More managers are jumping onto the minimum wage train.
If you’re a minimum-wage employee, we’d bet you support being paid more. But a study released today suggests there’s a good chance that your boss thinks so, too.
The poll from CareerBuilder found the majority (62 percent) of employers from all major industries — including healthcare, retail, and manufacturing — supported the idea of paying their employees a higher wage than the current federal minimum of $7.25 an hour. Nearly half of employers (48 percent) said that minimum wage should be between $10 and $14, while 7 percent support $15 or more.
Minimum wage increases have been a hot political topic this year, since President Barack Obama signed an executive order increasing the minimum wage to $10.10 for all federally contracted workers. This means, while working at a McDonald’s in Kansas gets you the going rate of $7.25 an hour, if you’re lucky to work at the McDonald’s on Capitol Hill, you earn an extra $2.85 per hour.
And despite the success of Congressional Republicans in preventing a federal minimum wage law from getting to a vote this year, some cities and states have enacted minimum wage legislation of their own. The White House says that since Obama’s 2013 State of the Union speech, where the president called for a wage increase, 13 states as well as the nation’s capital have passed laws to raise minimum wage.

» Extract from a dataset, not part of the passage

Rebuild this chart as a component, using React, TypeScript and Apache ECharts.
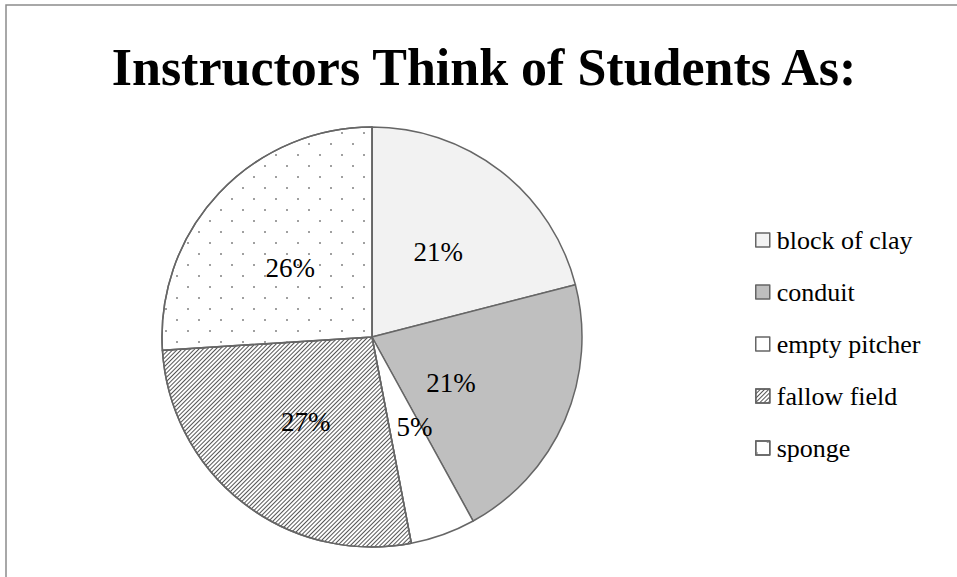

Yesterday, the Los Angeles City Council voted to raise the minimum wage of hotel workers to $15.37, one of the highest minimum wage requirements in the country, according to the Washington Post. Earlier this year, Seattle’s city council approved a $15 minimum wage for all workers, a measure that will begin taking effect in April 2015.
Critics of the minimum wage increase in the survey said that it would force businesses to lay off workers and cause problems for small businesses already struggling to get by. But the study also found that a majority of employers (74 percent) who favored an uptick in wages did so out of the desire for their workers to make a decent living.
And in the age of a startling gap in CEO-to-worker pay, this statistic is heartening. Vox reports that while Americans want a smaller CEO-to-worker ratio, many of them have no idea how large this ratio actually is. According to the researchers at Harvard Business School and Chulalongkorn University in Thailand:
- Americans believe a CEO should earn about 6 to 7 times what an unskilled worker makes.
- Americans think CEOs actually earn around 30 times that worker’s pay.
- But the average CEO actually earns more than 350 times that pay.
Harvard’s study “suggests that – in contrast to a belief that only the poor and members of left-wing political parties desire greater income equality – people all over the world, and from all walks of life, would prefer smaller pay gaps between the rich and poor.”
With more Americans favoring an increase of minimum wage, it’s possible we’ll see an increase in all 50 states soon.